Member Since: Sep 2006
Location: Maryland
Posts: 27,289
When my stepmother got senile we had to take away her car, "importing" my brother from Hawaii (to Maryland) to do it as it was my stepsister and myself and my mother would "listen" better to a "man". Anyway, after the week or two after my brother went home, my stepmother would call my stepsister and myself and would alternately revile us/call us names and "plead" to be allowed to have her car/drive, using arguments like, "my friends still drive and they're older than I am!" :-) Losing the familiar is very hard, I'm already worrying about that for myself now that I'm retired.

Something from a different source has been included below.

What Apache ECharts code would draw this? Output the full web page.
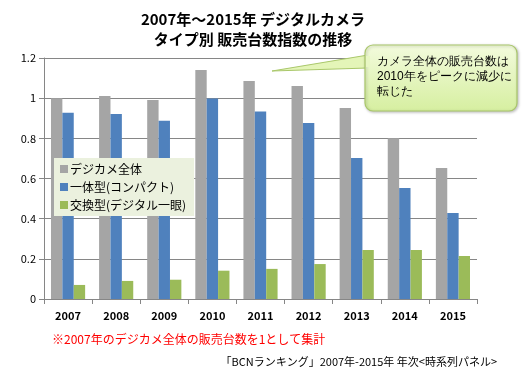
<!DOCTYPE html>
<html><head><meta charset="utf-8">
<script src="https://cdn.jsdelivr.net/npm/echarts@6/dist/echarts.min.js"></script>
<style>html,body{margin:0;padding:0;background:#fff}#c{width:525px;height:380px}</style>
</head><body><div id="c"></div>
<script>
const categories = ['2007','2008','2009','2010','2011','2012','2013','2014','2015'];
const seriesNames = ['デジカメ全体','一体型(コンパクト)','交換型(デジタル一眼)'];
const totalIdx = [1.00,1.011,0.991,1.14,1.086,1.061,0.951,0.80,0.652];
const compactIdx = [0.928,0.921,0.888,0.998,0.933,0.876,0.702,0.553,0.428];
const interchangeIdx = [0.070,0.090,0.096,0.141,0.150,0.174,0.244,0.244,0.214];
const titleLines = ['2007年～2015年 デジタルカメラ','タイプ別 販売台数指数の推移'];
const calloutText = ['カメラ全体の販売台数は','2010年をピークに減少に','転じた'];
const noteText = '※2007年のデジカメ全体の販売台数を1として集計';
const sourceText = '「BCNランキング」2007年-2015年 年次<時系列パネル>';

const FONT = '"Noto Sans CJK JP", "Noto Sans", sans-serif';
const chart = echarts.init(document.getElementById('c'));
const colors = ['#A5A5A5','#4F81BD','#9BBB59'];
chart.setOption({
  animation: false,
  textStyle: {fontFamily: FONT},
  title: {
    text: titleLines.join('\n'), left: 248, top: 4, textAlign: 'center',
    textStyle: {fontSize: 15, fontWeight: 'bold', color: '#000', lineHeight: 20, fontFamily: FONT}
  },
  grid: {left: 44, right: 48, top: 58, bottom: 81},
  legend: {
    orient: 'vertical', left: 54, top: 158, width: 144,
    backgroundColor: '#EBF1DE', padding: [5, 8, 5, 6], itemGap: 6,
    itemWidth: 8, itemHeight: 8, icon: 'rect',
    textStyle: {fontSize: 12, color: '#000', fontFamily: FONT, padding: [0,0,0,-3]},
    data: seriesNames
  },
  xAxis: {
    type: 'category', data: categories,
    axisLine: {lineStyle: {color: '#868686'}},
    axisTick: {show: true, length: 5, lineStyle: {color: '#868686'}},
    axisLabel: {fontSize: 11, fontWeight: 'bold', color: '#000', margin: 11, fontFamily: FONT}
  },
  yAxis: {
    type: 'value', min: 0, max: 1.2, interval: 0.2,
    axisLine: {show: true, lineStyle: {color: '#868686'}},
    axisTick: {show: true, length: 5, lineStyle: {color: '#868686'}},
    splitLine: {lineStyle: {color: '#868686'}},
    axisLabel: {fontSize: 11, color: '#000', margin: 8, fontFamily: FONT}
  },
  series: [
    {name: seriesNames[0], type: 'bar', data: totalIdx, itemStyle: {color: colors[0]}, barGap: '0%', barCategoryGap: '29%'},
    {name: seriesNames[1], type: 'bar', data: compactIdx, itemStyle: {color: colors[1]}, barGap: '0%', barCategoryGap: '29%'},
    {name: seriesNames[2], type: 'bar', data: interchangeIdx, itemStyle: {color: colors[2]}, barGap: '0%', barCategoryGap: '29%'}
  ],
  graphic: [
    {type: 'polygon', shape: {points: [[272,71],[368,55],[368,68]]},
      style: {fill: '#E4F5B8', stroke: '#A9C76A', lineWidth: 1}, z: 100},
    {type: 'rect', shape: {x: 365, y: 45, width: 152, height: 66, r: 8},
      style: {fill: new echarts.graphic.LinearGradient(0,0,0,1,[{offset:0,color:'#F3FBDD'},{offset:1,color:'#D6EFA0'}]),
        stroke: '#A9C76A', lineWidth: 1.2,
        shadowBlur: 3, shadowOffsetX: 1, shadowOffsetY: 1, shadowColor: 'rgba(0,0,0,0.25)'}, z: 101},
    {type: 'rect', shape: {x: 366, y: 56, width: 4, height: 11},
      style: {fill: '#E8F7C4'}, z: 102},
    {type: 'text', left: 377, top: 54, z: 103,
      style: {text: calloutText.join('\n'), fontSize: 12, lineHeight: 15, fill: '#000', font: '12px ' + FONT}},
    {type: 'text', left: 52, top: 333, z: 103,
      style: {text: noteText, fill: '#FF0000', font: '12px ' + FONT}},
    {type: 'text', right: 28, top: 356, z: 103,
      style: {text: sourceText, fill: '#000', font: '11px ' + FONT}}
  ]
});
</script></body></html>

It's extremely odd getting interested in something on TV and then realizing it has to do with careers/jobs/working and I'm not "part of" that anymore. So, what am I part of? Too, as I get older I notice that I've "tried" most of my interests, skills, etc. and "been there, done that" and there's less "new" to pull me forward. I worry that my world will get smaller and smaller and smaller, etc. through no fault or ability to "correct" on my own, that's just how it will be. I can see how moving out of one's house into an assisted living or nursing home would really devastate one. Sometimes I try to imagine what I'll "do" when I can't drive (especially in the evenings), my eyes and ears are pretty much gone (won't be able to read/study or do much on the computer? or listen to the TV, which like music evolution will be about subjects I won't be tuned into/interested in anymore), and what have you. I can seriously see how many elderly get depressed!